God's New Bible

THE GREAT GOSPEL OF JOHN
VOLUME 5

Jesus' Precepts and Deeds through His Three Years of Teaching
Jesus in the region of Caesarea Philippi. (cont.) Gospel of Matthew, Chapter 16

- Chapter 103 -

Roklus gets upset about Stahar's spiritual blindness.

1
(Roklus) "It was only here that I got to know once again a true God in a perfect, best and wisest person, and He alone is this and apart from Him there is no other; for in Him alone I find all those characteristics united which according to the judgment of common sense a god must have, otherwise He cannot possibly be a god. I recognized that and now recognize it as a Gentile and as a former atheist most actively perfectly in me "and this old, strict Jewish servant of God may not recognize such a thing! But why does he not recognize it? Because he has neither sought the truth nor even less the true God!
2
I have travelled almost half the Earth in order to find the truth and a possible true God; but all my great sacrifices were in vain!
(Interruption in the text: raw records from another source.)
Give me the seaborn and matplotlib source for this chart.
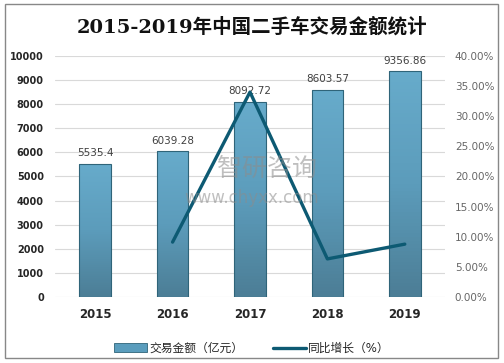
import numpy as np
import pandas as pd
import matplotlib
matplotlib.use("Agg")
import matplotlib.pyplot as plt
import seaborn as sns
from matplotlib.patches import Rectangle
from matplotlib.lines import Line2D
from matplotlib.colors import LinearSegmentedColormap
from matplotlib.ticker import FuncFormatter

# chart data
years = ["2015", "2016", "2017", "2018", "2019"]
amount = [5535.4, 6039.28, 8092.72, 8603.57, 9356.86]      # 交易金额（亿元）
growth_years = ["2016", "2017", "2018", "2019"]
growth = [9.10, 34.00, 6.31, 8.76]                          # 同比增长（%）

sns.set_style("white")
plt.rcParams['font.family'] = ['DejaVu Sans', 'Noto Sans CJK SC']

bar_color = "#5a9dbd"
line_color = "#0d5a73"

fig = plt.figure(figsize=(5.04, 3.63), dpi=100)
ax = fig.add_axes([0.109, 0.182, 0.774, 0.664])

df = pd.DataFrame({"year": years, "amount": amount})
sns.barplot(data=df, x="year", y="amount", color=bar_color, width=0.41,
            edgecolor="#2f6479", linewidth=0.8, saturation=1, ax=ax)
ax.bar_label(ax.containers[0], labels=[f"{v:g}" for v in amount], padding=4,
             fontsize=7.5, color="#404040")

# vertical gradient fill inside each bar
grad = LinearSegmentedColormap.from_list("g", ["#4c7e96", "#5c9cbb", "#67abcb"])
for p in ax.containers[0]:
    x0, y0 = p.get_x(), p.get_y()
    w, h = p.get_width(), p.get_height()
    im = ax.imshow(np.linspace(0, 1, 64).reshape(-1, 1), cmap=grad, origin="lower",
                   extent=[x0, x0 + w, y0, y0 + h], aspect="auto", zorder=p.get_zorder())
    im.set_clip_path(p)
    p.set_facecolor("none")
    p.set_zorder(p.get_zorder() + 0.1)

ax.set_xlim(-0.52, 4.52)
ax.set_ylim(0, 10000)
ax.set_yticks(range(0, 10001, 1000))
ax.yaxis.grid(True, color="#d9d9d9", linewidth=0.8)
ax.set_axisbelow(True)
for s in ax.spines.values():
    s.set_visible(False)
ax.set_xlabel("")
ax.set_ylabel("")
ax.tick_params(axis="y", length=0, pad=8, labelsize=7, labelcolor="#262626")
for t in ax.get_yticklabels():
    t.set_fontweight("bold")
ax.tick_params(axis="x", length=0, pad=8, labelsize=8.5, labelcolor="#262626")
for t in ax.get_xticklabels():
    t.set_fontweight("bold")

ax2 = ax.twinx()
gx = [years.index(y) for y in growth_years]
sns.lineplot(x=gx, y=growth, color=line_color, linewidth=2.4, ax=ax2)
ax2.set_ylim(0, 40)
ax2.set_yticks(range(0, 41, 5))
ax2.yaxis.set_major_formatter(FuncFormatter(lambda v, p: f"{v:.2f}%"))
ax2.tick_params(axis="y", length=0, pad=7, labelsize=7.5, labelcolor="#666666")
for s in ax2.spines.values():
    s.set_visible(False)
ax2.set_ylabel("")

# watermark
fig.text(0.53, 0.535, "智研咨询", ha="center", va="center", fontsize=18,
         color="#8c8c8c", alpha=0.55, family=['Noto Sans CJK SC'])
fig.text(0.5, 0.455, "www.chyxx.com", ha="center", va="center", fontsize=12,
         color="#8c8c8c", alpha=0.55)

fig.text(0.5, 0.925, "2015-2019年中国二手车交易金额统计", ha="center", va="center",
         fontsize=14, fontweight="bold", color="#111111",
         family=['DejaVu Serif', 'Noto Sans CJK SC'])

handles = [Rectangle((0, 0), 1, 1, facecolor=bar_color, edgecolor="#2f6479", linewidth=0.6),
           Line2D([0], [0], color=line_color, linewidth=2.4)]
fig.legend(handles, ["交易金额（亿元）", "同比增长（%）"], loc="center",
           bbox_to_anchor=(0.5, 0.04), ncol=2, frameon=False, fontsize=8.5,
           handlelength=2.8, handleheight=0.8, columnspacing=2.5, handletextpad=0.2)

fig.patches.append(Rectangle((0.01, 0.015), 0.978, 0.975, transform=fig.transFigure,
                             fill=False, edgecolor="#888888", linewidth=1))

fig.savefig("out.png", dpi=100)
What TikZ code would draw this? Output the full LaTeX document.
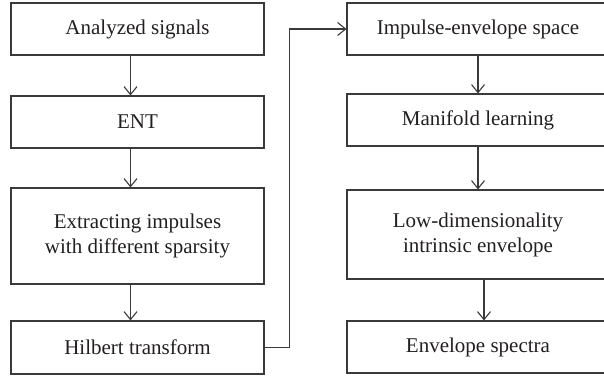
\documentclass[tikz,border=0pt]{standalone}
\usepackage{fontspec}
\setmainfont{Liberation Serif}
\usepackage{tikz}
\usetikzlibrary{arrows.meta,positioning}
\definecolor{linegray}{HTML}{3A3A3A}
\definecolor{txt}{HTML}{231F20}

\begin{document}
\begin{tikzpicture}[
    x=1pt, y=-1pt,
    box/.style={rectangle, draw=linegray, line width=1.1pt, text=txt,
      align=center, font=\fontsize{21}{25}\selectfont,
      minimum height=52pt, inner sep=0pt},
    lbox/.style={box, minimum width=253pt},
    rbox/.style={box, minimum width=262pt},
    arr/.style={-{Straight Barb[length=8pt, width=13pt]}, linegray, line width=1.1pt}
  ]
  \useasboundingbox (0,0) rectangle (604,377);
  \clip (0,0) rectangle (604,377);

  %% ---- left column ----
  \node[lbox] (sig) at (137.5,29) {Analyzed signals};
  \node[lbox] (ent) at (137.5,122) {ENT};
  \node[lbox, minimum height=96pt] (ext) at (137.5,236)
    {Extracting impulses\\with different sparsity};
  \node[lbox, minimum height=53pt] (hil) at (137.5,347.5) {Hilbert transform};

  %% ---- right column ----
  \node[rbox] (ies) at (478,29) {Impulse-envelope space};
  \node[rbox] (man) at (478,120) {Manifold learning};
  \node[rbox, minimum height=89pt] (low) at (478,234.5)
    {Low-dimensionality\\intrinsic envelope};
  \node[rbox] (env) at (478,347) {Envelope spectra};

  %% Connections
  \draw[arr] ([xshift=-7pt]sig.south) -- ([xshift=-7pt]ent.north);
  \draw[arr] ([xshift=-7pt]ent.south) -- ([xshift=-7pt]ext.north);
  \draw[arr] ([xshift=-7pt]ext.south) -- ([xshift=-7pt]hil.north);
  \draw[arr] (hil.east) -- ++(25,0) |- (ies.west);
  \draw[arr] (ies) -- (man);
  \draw[arr] (man) -- (low);
  \draw[arr] ([xshift=6pt]low.south) -- ([xshift=6pt]env.north);

\end{tikzpicture}
\end{document}
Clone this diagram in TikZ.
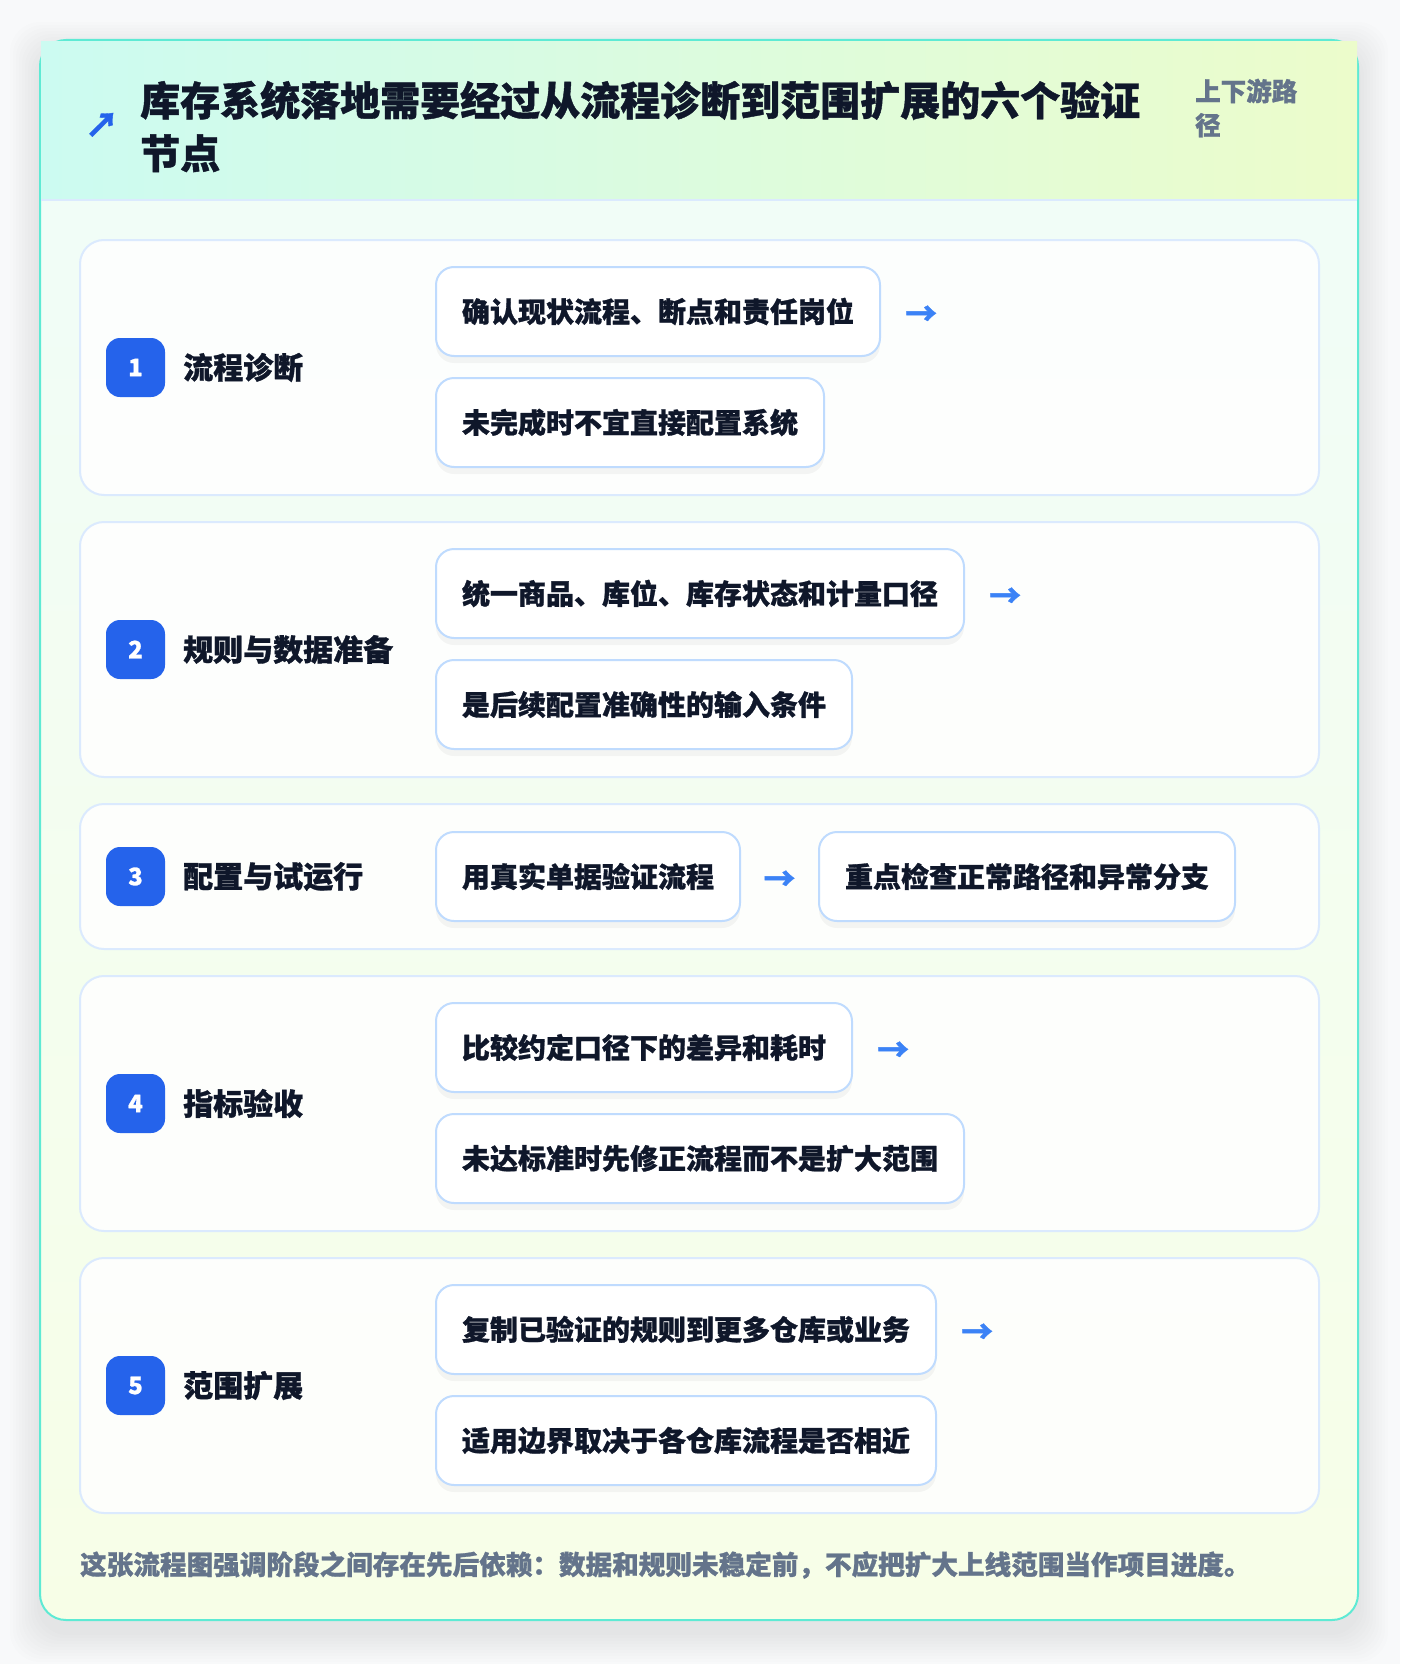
\documentclass[tikz,border=0pt]{standalone}
\usepackage{fontspec}
\setmainfont{Noto Sans CJK SC}[BoldFeatures={FakeBold=1}]
\usepackage{tikz}
\usetikzlibrary{positioning,calc,shadows}

\definecolor{pagebg}{HTML}{F8F9FA}
\definecolor{cardline}{HTML}{5EEAD4}
\definecolor{headleft}{HTML}{CCFBF1}
\definecolor{headright}{HTML}{ECFCCB}
\definecolor{bodytop}{HTML}{F0FDF9}
\definecolor{bodybot}{HTML}{F7FEE7}
\definecolor{panelline}{HTML}{DBEAFE}
\definecolor{boxline}{HTML}{BFDBFE}
\definecolor{badge}{HTML}{2563EB}
\definecolor{ink}{HTML}{0F172A}
\definecolor{muted}{HTML}{64748B}
\definecolor{arrowblue}{HTML}{3B82F6}

\tikzset{
	panel/.style={draw=panelline, line width=2pt, fill=white, fill opacity=0.85, draw opacity=1, rounded corners=24pt},
	badgebox/.style={fill=badge, rounded corners=14pt, minimum width=59pt, minimum height=59pt, inner sep=0pt, text=white, font=\fontsize{24}{28}\selectfont\bfseries},
	stagetxt/.style={anchor=west, inner sep=0pt, text=ink, font=\fontsize{30}{36}\selectfont\bfseries},
	stepbox/.style={anchor=west, draw=boxline, line width=2pt, fill=white, rounded corners=18pt, minimum height=89pt, inner xsep=26pt, text=ink, font=\fontsize{28}{34}\selectfont\bfseries,
		drop shadow={shadow xshift=0pt, shadow yshift=-7pt, fill=black, opacity=0.04}},
	arrowtxt/.style={inner sep=0pt, text=arrowblue, yshift=-4pt, font=\fontsize{32}{34}\selectfont\bfseries}
}

\begin{document}
\begin{tikzpicture}[x=1pt, y=-1pt]
	\useasboundingbox (0,0) rectangle (1400,1664);
	\fill[pagebg] (0,0) rectangle (1400,1664);
	% card shadow
	\foreach \g in {3,6,...,30} {
		\fill[black, opacity=0.006, rounded corners=30pt] (40-\g,40-\g+12) rectangle (1358+\g,1620+\g+12);
	}
	% card
	\fill[rounded corners=26pt, top color=bodytop, bottom color=bodybot] (40,40) rectangle (1358,1620);
	\draw[cardline, line width=2pt, rounded corners=26pt] (40,40) rectangle (1358,1620);
	\fill[left color=headleft, right color=headright] (41,42) rectangle (1357,200);
	\draw[panelline, line width=2pt] (41,200) -- (1357,200);
	\node (icon) at (102,125) [text=badge, font=\fontsize{34}{36}\selectfont\bfseries] {↗};
	\node (title) at (140,126.5) [anchor=west, inner sep=0pt, align=left, text=ink, font=\fontsize{40}{53}\selectfont\bfseries] {库存系统落地需要经过从流程诊断到范围扩展的六个验证\\节点};
	\node (sub) at (1195,108) [anchor=west, inner sep=0pt, align=left, text=muted, font=\fontsize{25.5}{34}\selectfont\bfseries] {上下游路\\径};

	% stage 1
	\draw[panel] (80,240) rectangle (1319,495);
	\node[badgebox] (1) at (135.5,367.5) {1};
	\node[stagetxt] (1s) at (183,367.5) {流程诊断};
	\node[stepbox] (1a) at (435,311.5) {确认现状流程、断点和责任岗位};
	\node[stepbox] (1b) at (435,422.5) {未完成时不宜直接配置系统};
	\node[arrowtxt] (1r) [right=24pt of 1a] {→};

	% stage 2
	\draw[panel] (80,522) rectangle (1319,777);
	\node[badgebox] (2) at (135.5,649.5) {2};
	\node[stagetxt] (2s) at (183,649.5) {规则与数据准备};
	\node[stepbox] (2a) at (435,593.5) {统一商品、库位、库存状态和计量口径};
	\node[stepbox] (2b) at (435,704.5) {是后续配置准确性的输入条件};
	\node[arrowtxt] (2r) [right=24pt of 2a] {→};

	% stage 3
	\draw[panel] (80,804) rectangle (1319,949);
	\node[badgebox] (3) at (135.5,876.5) {3};
	\node[stagetxt] (3s) at (183,876.5) {配置与试运行};
	\node[stepbox] (3a) at (435,876.5) {用真实单据验证流程};
	\node[stepbox] (3b) [right=77pt of 3a] {重点检查正常路径和异常分支};
	\node[arrowtxt] (3r) at ($(3a.east)!0.5!(3b.west)$) {→};

	% stage 4
	\draw[panel] (80,976) rectangle (1319,1231);
	\node[badgebox] (4) at (135.5,1103.5) {4};
	\node[stagetxt] (4s) at (183,1103.5) {指标验收};
	\node[stepbox] (4a) at (435,1047.5) {比较约定口径下的差异和耗时};
	\node[stepbox] (4b) at (435,1158.5) {未达标准时先修正流程而不是扩大范围};
	\node[arrowtxt] (4r) [right=24pt of 4a] {→};

	% stage 5
	\draw[panel] (80,1258) rectangle (1319,1513);
	\node[badgebox] (5) at (135.5,1385.5) {5};
	\node[stagetxt] (5s) at (183,1385.5) {范围扩展};
	\node[stepbox] (5a) at (435,1329.5) {复制已验证的规则到更多仓库或业务};
	\node[stepbox] (5b) at (435,1440.5) {适用边界取决于各仓库流程是否相近};
	\node[arrowtxt] (5r) [right=24pt of 5a] {→};

	% footer
	\node (note) at (80,1565) [anchor=west, inner sep=0pt, text=muted, font=\fontsize{26.6}{30}\selectfont\bfseries] {这张流程图强调阶段之间存在先后依赖：数据和规则未稳定前，不应把扩大上线范围当作项目进度。};
\end{tikzpicture}
\end{document}
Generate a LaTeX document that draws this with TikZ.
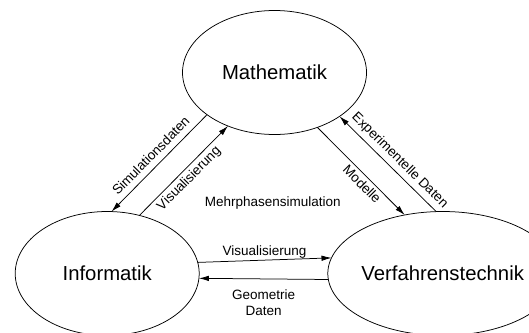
\documentclass[tikz,border=0pt]{standalone}
\usepackage{fontspec}
\setmainfont{Liberation Sans}
\usetikzlibrary{shapes.geometric,arrows.meta}
\tikzset{
  field/.style={ellipse, draw=black, line width=0.75bp, minimum width=184bp, minimum height=124bp,
    inner sep=0pt, outer sep=0pt, font=\fontsize{20.3bp}{24bp}\selectfont},
  flow/.style={draw=black, line width=0.75bp, -{Latex[length=10bp,width=5.5bp]}},
  lab/.style={font=\fontsize{13.5bp}{16bp}\selectfont, inner sep=0pt, align=center}
}
\begin{document}
\begin{tikzpicture}[x=1bp,y=-1bp]
\useasboundingbox (0,0) rectangle (529,332);
\clip (0,0) rectangle (529,332);
\node[field] (m) at (274.5,72.5) {Mathematik};
\node[field] (i) at (107.2,273.5) {Informatik};
\node[field] (v) at (442.7,273.5) {Verfahrenstechnik};
\node[lab] (mp) at (272.8,203) {Mehrphasensimulation};
\draw[flow] (m.-148.2) -- node[lab, sloped, pos=0.505, above=6bp] (l1) {Simulationsdaten} (i.86);
\draw[flow] (i.61.6) -- node[lab, sloped, pos=0.485, below=3bp] (l2) {Visualisierung} (m.-131.4);
\draw[flow] (m.-52.6) -- node[lab, sloped, pos=0.58, below=3bp] (l3) {Modelle} (v.123);
\draw[flow] (v.96.1) -- node[lab, sloped, pos=0.455, above=4bp] (l4) {Experimentelle Daten} (m.-34.1);
\draw[flow] (i.7.3) -- node[lab, above=1.6bp] (l5) {Visualisierung} (v.172.7);
\draw[flow] (v.183.1) -- node[lab, below=10.5bp] (l6) {Geometrie\\Daten} (i.-3.1);
\end{tikzpicture}
\end{document}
I gave up all further search and threw myself into the arms of worldly wisdom and soon found satisfaction in it with my heroic spirit and so much of an inner, nonetheless very valuable light from the writings of Socrates, Plato and Aristotle that I began to perceive thereby that only through inner love and wisdom can a person form a transcendental life which will not be as easily destructible in the future as the life of thoroughly decaying flesh.
3
Here out of the mouth of the Lord of all life I heard the same teaching, now illuminated through and through with the clearest light of life! The Lord Himself came to me, I, who had long searched in vain, and gave me here in the nearest vicinity of my own homeland everything that I had sought so long in vain in all the world with many sacrifices and much effort.
4
But if I have been able to find the eternal and most living truth so quickly here and recognized it as such, why then not the old Jewish servant of God? Because he, as I have experienced only too clearly not only from the conversation of both the Pharisees strolling together, but also among that of a thousand others, has never sought the truth either for himself nor even less for anyone else!
5
Because of his selfish and domineering intentions he was always only the greatest enemy of all truth and enlightenment of a people, but he has come here now and immediately found himself in a true ocean of truths of the highest and very most profound type. His skin could not possibly resist it; but his spirit has now awakened a little out of the old lethargy by the scent of wine and showed us all now clearly and distinctly that he is still a die-hard Pharisee in himself!
6
He is certainly a crooked old tree, which is more difficult to straighten than a young one; but with him even a slow straightening undertaken with all caution will certainly be a task fully in vain! I do not want to deny to you, my dear friend Floran, that in the end even this crooked old trunk will be straight! But he will have to keep away from the wine in the future, otherwise nothing satisfactory will come into being with the straightening of his arch-Jewish trunk!"